Cincinnati. Image: Getty Images

As large institutional investors continue to snatch up approximately one-fifth of the nation’s single-family homes, one organization in Cincinnati waged and won a huge battle against investors in an effort to help hundreds of local residents become homeowners.

After a California-based investment company that owned nearly 200 Cincinnati area homes went into foreclosure, the Port of Greater Cincinnati Development Authority, a quasi-governmental group that seeks to boost homeownership, outbid a dozen other investors to purchase the 194 homes owned by the out-of-state owner, in a deal partly orchestrated by the Cincinnati office of Colliers International Group.

Now, the Port plans on renovating the homes and selling them to Cincinnati residents, with preference going to the home’s current tenants.

“We plan to sell them at as low a price we can,” Laura Brunner, the Port Authority’s executive director told the Wall Street Journal.

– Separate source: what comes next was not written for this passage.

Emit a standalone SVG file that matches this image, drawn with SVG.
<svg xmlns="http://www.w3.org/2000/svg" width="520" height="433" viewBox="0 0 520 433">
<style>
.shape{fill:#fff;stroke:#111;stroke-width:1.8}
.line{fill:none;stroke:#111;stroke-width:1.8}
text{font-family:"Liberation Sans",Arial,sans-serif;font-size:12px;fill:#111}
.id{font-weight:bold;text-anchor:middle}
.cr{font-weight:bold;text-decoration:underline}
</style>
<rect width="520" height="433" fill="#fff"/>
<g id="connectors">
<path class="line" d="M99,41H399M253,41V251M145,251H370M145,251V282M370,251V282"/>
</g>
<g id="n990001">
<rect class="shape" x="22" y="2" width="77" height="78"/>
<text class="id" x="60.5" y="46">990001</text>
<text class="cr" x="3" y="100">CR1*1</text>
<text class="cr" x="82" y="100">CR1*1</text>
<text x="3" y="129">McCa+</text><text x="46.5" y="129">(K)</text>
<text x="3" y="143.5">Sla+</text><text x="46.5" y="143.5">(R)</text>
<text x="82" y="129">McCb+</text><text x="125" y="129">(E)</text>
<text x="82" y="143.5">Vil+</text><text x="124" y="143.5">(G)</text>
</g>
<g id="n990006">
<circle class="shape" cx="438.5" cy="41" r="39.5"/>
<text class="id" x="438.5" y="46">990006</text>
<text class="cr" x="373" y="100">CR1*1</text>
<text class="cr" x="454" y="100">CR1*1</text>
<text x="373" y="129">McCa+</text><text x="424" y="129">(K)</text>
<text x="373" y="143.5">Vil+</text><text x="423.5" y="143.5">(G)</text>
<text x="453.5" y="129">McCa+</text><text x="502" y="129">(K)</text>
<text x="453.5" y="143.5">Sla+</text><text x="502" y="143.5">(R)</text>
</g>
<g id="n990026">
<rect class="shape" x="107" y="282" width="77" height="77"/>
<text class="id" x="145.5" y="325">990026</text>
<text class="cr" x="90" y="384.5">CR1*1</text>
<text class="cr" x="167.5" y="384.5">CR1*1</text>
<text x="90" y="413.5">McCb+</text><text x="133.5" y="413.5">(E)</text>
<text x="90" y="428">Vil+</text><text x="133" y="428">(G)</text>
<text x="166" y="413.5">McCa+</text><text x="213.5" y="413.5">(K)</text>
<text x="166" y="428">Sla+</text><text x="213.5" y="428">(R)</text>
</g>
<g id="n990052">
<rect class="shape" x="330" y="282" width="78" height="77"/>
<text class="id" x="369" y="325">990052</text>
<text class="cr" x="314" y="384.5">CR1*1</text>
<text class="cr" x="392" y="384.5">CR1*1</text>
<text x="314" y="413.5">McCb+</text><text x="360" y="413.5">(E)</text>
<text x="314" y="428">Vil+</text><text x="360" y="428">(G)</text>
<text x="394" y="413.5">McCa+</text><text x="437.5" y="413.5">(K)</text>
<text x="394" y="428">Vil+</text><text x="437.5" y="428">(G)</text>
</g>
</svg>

The program is the first of its kind to take on institutional investors at such a large scale and win. Other cities have embarked on similar ventures, including in Oakland, California, where a community land trust bought a smaller number of houses from numerous investors and helped their tenants get on the path to homeownership. In Long Beach, California, the city and state government teamed up to buy an apartment tower and rent its units to families at below-market rates.

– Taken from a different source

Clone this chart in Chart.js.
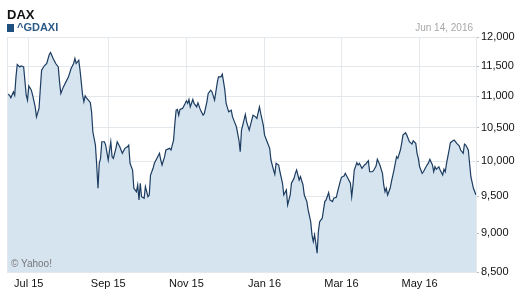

Institutional investors are just one of the several factors leading to historically low inventory on the United States housing market right now, including high demand, soaring building costs and a slowdown in construction after the 2008 crash.

Investors now count for approximately 18 percent of all home sales in the United States, up from just 8 percent in 2009,  when investors first started purchasing homes that previous owners had lost in foreclosure, according to Redfin.

The trend is especially prevalent in midsize cities like Cincinnati, where homes can be purchased for cheap and rented out high, typically to people who cannot afford the down payment on a home but can afford to rent one.

Brunner told the Journal the Port Authority got involved because it feared the prevalence of investors in the housing market was locking working people out of homeownership, and that out of town building owners would neglect their properties.

“Homeownership is the best way in our country to create wealth,” she said on the podcast The Journal. “If we take a significant percentage of the homes off the market, then that’s a problem.”

The Port Authority was able to complete the purchase by taking on debt, which it intends to pay off as the homes are sold, and it was able to outbid the other investors because it does not hope to make a profit, just to break even.

“We knew that if we didn’t buy them another investment group would buy them and keep these houses out of homeownership for the foreseeable future,” Brunner said.